RAW DATA ->
◇ ◇ ◇ ◇ ◇ ◇ ◇

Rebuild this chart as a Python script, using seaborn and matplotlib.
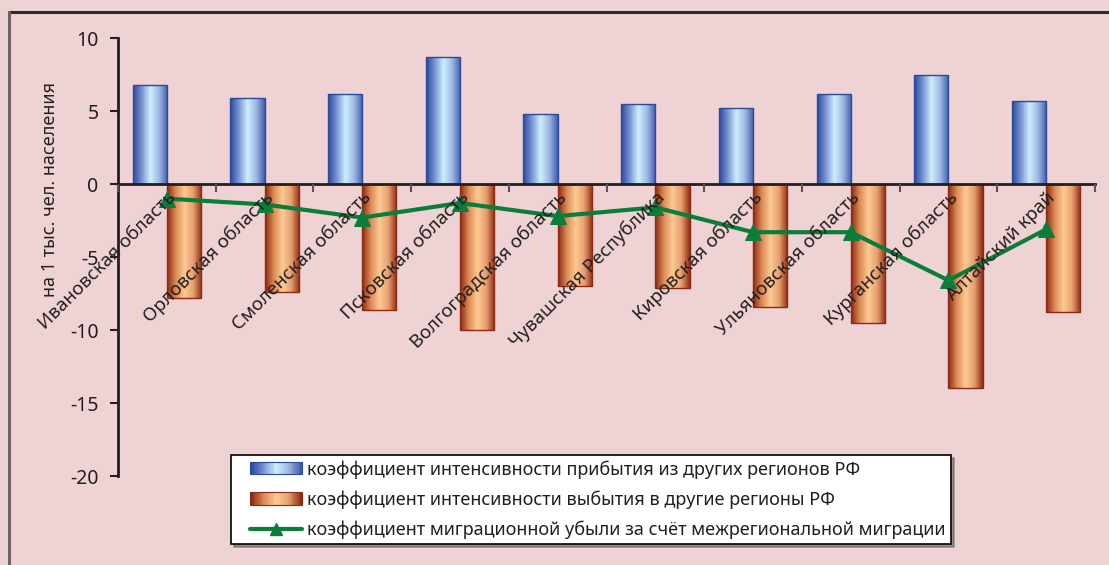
import matplotlib

matplotlib.use("Agg")
import matplotlib.pyplot as plt  # noqa: E402
import numpy as np  # noqa: E402
import pandas as pd  # noqa: E402
import seaborn as sns  # noqa: E402
from matplotlib.colors import LinearSegmentedColormap  # noqa: E402
from matplotlib.legend_handler import HandlerBase, HandlerLine2D  # noqa: E402
from matplotlib.lines import Line2D  # noqa: E402
from matplotlib.patches import Rectangle  # noqa: E402

regions = [
    "Ивановская область",
    "Орловская область",
    "Смоленская область",
    "Псковская область",
    "Волгоградская область",
    "Чувашская Республика",
    "Кировская область",
    "Ульяновская область",
    "Курганская область",
    "Алтайский край",
]
arrivals = [6.8, 5.9, 6.2, 8.7, 4.8, 5.5, 5.2, 6.2, 7.5, 5.7]
departures = [-7.8, -7.4, -8.6, -10.0, -7.0, -7.1, -8.4, -9.5, -14.0, -8.8]
net_loss = [-1.0, -1.4, -2.3, -1.3, -2.2, -1.6, -3.3, -3.3, -6.6, -3.1]

lbl_in = "коэффициент интенсивности прибытия из других регионов РФ"
lbl_out = "коэффициент интенсивности выбытия в другие регионы РФ"
lbl_net = "коэффициент миграционной убыли за счёт межрегиональной миграции"

BG = "#efd3d4"
TXT = "#231f20"
GREEN = "#0a7d3b"

blue_cmap = LinearSegmentedColormap.from_list(
    "blue_cyl", ["#2a479b", "#7894d3", "#cdeefc", "#9fb7e3", "#3d5cae"]
)
orange_cmap = LinearSegmentedColormap.from_list(
    "orange_cyl", ["#8a2710", "#dc8a55", "#fdca93", "#e7a070", "#8f2c13"]
)

df = pd.DataFrame(
    {
        "region": regions * 2,
        "value": arrivals + departures,
        "series": [lbl_in] * len(regions) + [lbl_out] * len(regions),
    }
)

sns.set_style("ticks")
plt.rcParams["font.family"] = ["Noto Sans", "DejaVu Sans"]

fig = plt.figure(figsize=(11.09, 5.65), dpi=100, facecolor=BG)
ax = fig.add_axes([0.1064, 0.1575, 0.8810, 0.7752])
ax.set_facecolor(BG)

sns.barplot(
    data=df,
    x="region",
    y="value",
    hue="series",
    order=regions,
    hue_order=[lbl_in, lbl_out],
    width=0.7,
    palette=["#4a68b4", "#d98a55"],
    legend=False,
    ax=ax,
)

# cylinder-like gradient fill clipped to every bar
grad = np.linspace(0, 1, 256).reshape(1, -1)
for p in list(ax.patches):
    x0, y0 = p.get_x(), p.get_y()
    w, h = p.get_width(), p.get_height()
    cmap = blue_cmap if h > 0 else orange_cmap
    edge = "#2a4b9c" if h > 0 else "#8a2a12"
    im = ax.imshow(
        grad,
        cmap=cmap,
        aspect="auto",
        extent=[x0, x0 + w, min(y0, y0 + h), max(y0, y0 + h)],
        origin="lower",
        zorder=p.get_zorder() - 0.01,
    )
    im.set_clip_path(p)
    p.set_facecolor("none")
    p.set_edgecolor(edge)
    p.set_linewidth(1.0)

sns.lineplot(
    x=np.arange(len(regions)),
    y=net_loss,
    color=GREEN,
    linewidth=3,
    marker="^",
    markersize=12,
    markeredgecolor=GREEN,
    ax=ax,
    zorder=5,
)

ax.set_xlim(-0.5, len(regions) - 0.5)
ax.set_ylim(-20, 10)
ax.set_yticks([10, 5, 0, -5, -10, -15, -20])
ax.set_yticklabels(["10", "5", "0", "-5", "-10", "-15", "-20"])

ax.spines["top"].set_visible(False)
ax.spines["right"].set_visible(False)
ax.spines["bottom"].set_position(("data", 0))
for s in ("left", "bottom"):
    ax.spines[s].set_linewidth(2)
    ax.spines[s].set_color(TXT)
    ax.spines[s].set_zorder(6)

ax.set_xticks(range(len(regions)))
ax.set_xticklabels(regions, rotation=45, ha="right", va="top", rotation_mode="anchor")
ax.tick_params(axis="x", which="major", length=0, pad=3, labelsize=13.5, labelcolor=TXT)
ax.set_xticks(np.arange(-0.5, len(regions), 1), minor=True)
ax.tick_params(axis="x", which="minor", length=6, width=1.5, color="#555555", direction="out")
ax.tick_params(axis="y", length=6, width=1.5, color=TXT, labelsize=14, labelcolor=TXT, pad=8)
ax.xaxis.set_zorder(7)
ax.yaxis.set_zorder(7)

ax.set_xlabel("")
ax.set_ylabel("на 1 тыс. чел. населения", fontsize=13, color=TXT)
ax.yaxis.set_label_coords(-0.060, 0.655)


class GradientHandler(HandlerBase):
    def __init__(self, cmap, edge, **kw):
        super().__init__(**kw)
        self.cmap = cmap
        self.edge = edge

    def create_artists(self, legend, orig_handle, xdescent, ydescent, width, height, fontsize, trans):
        n = 30
        arts = []
        for i in range(n):
            r = Rectangle(
                (-xdescent + width * i / n, -ydescent),
                width / n + 0.3,
                height,
                facecolor=self.cmap(i / (n - 1)),
                edgecolor="none",
                transform=trans,
            )
            arts.append(r)
        arts.append(
            Rectangle((-xdescent, -ydescent), width, height, facecolor="none",
                      edgecolor=self.edge, linewidth=0.8, transform=trans)
        )
        return arts


h_in = Rectangle((0, 0), 1, 1)
h_out = Rectangle((0, 0), 1, 1)
h_net = Line2D([], [], color=GREEN, linewidth=3, marker="^", markersize=9)

leg = fig.legend(
    [h_in, h_out, h_net],
    [lbl_in, lbl_out, lbl_net],
    handler_map={
        h_in: GradientHandler(blue_cmap, "#2a4b9c", xpad=0.78),
        h_out: GradientHandler(orange_cmap, "#8a2a12", xpad=0.78),
        h_net: HandlerLine2D(xpad=0.78),
    },
    loc="upper left",
    bbox_to_anchor=(0.2083, 0.1947),
    frameon=True,
    fancybox=False,
    shadow=True,
    edgecolor="black",
    facecolor="white",
    fontsize=13,
    handlelength=3.66,
    handleheight=0.67,
    handletextpad=0.28,
    labelspacing=0.66,
    borderpad=0.28,
    borderaxespad=0,
)
leg.get_frame().set_linewidth(1.2)
for t in leg.get_texts():
    t.set_color(TXT)

# outer chart-area border (top and left edges visible)
fig.add_artist(Line2D([9 / 1109, 1.0], [1 - 12 / 565] * 2, transform=fig.transFigure,
                      color="#2b2b2b", linewidth=2.2))
fig.add_artist(Line2D([9 / 1109] * 2, [0, 1 - 12 / 565], transform=fig.transFigure,
                      color="#6e6262", linewidth=2.2))

fig.savefig("out.png", dpi=100, facecolor=BG)
plt.close(fig)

◇ ◇ ◇ ◇ ◇ ◇ ◇

INSTRUCTIONS TO FOLLOW ->
Scan the material and collect every line that contains "chart".

RESPONSE ->
Rebuild this chart as a Python script, using seaborn and matplotlib.
# outer chart-area border (top and left edges visible)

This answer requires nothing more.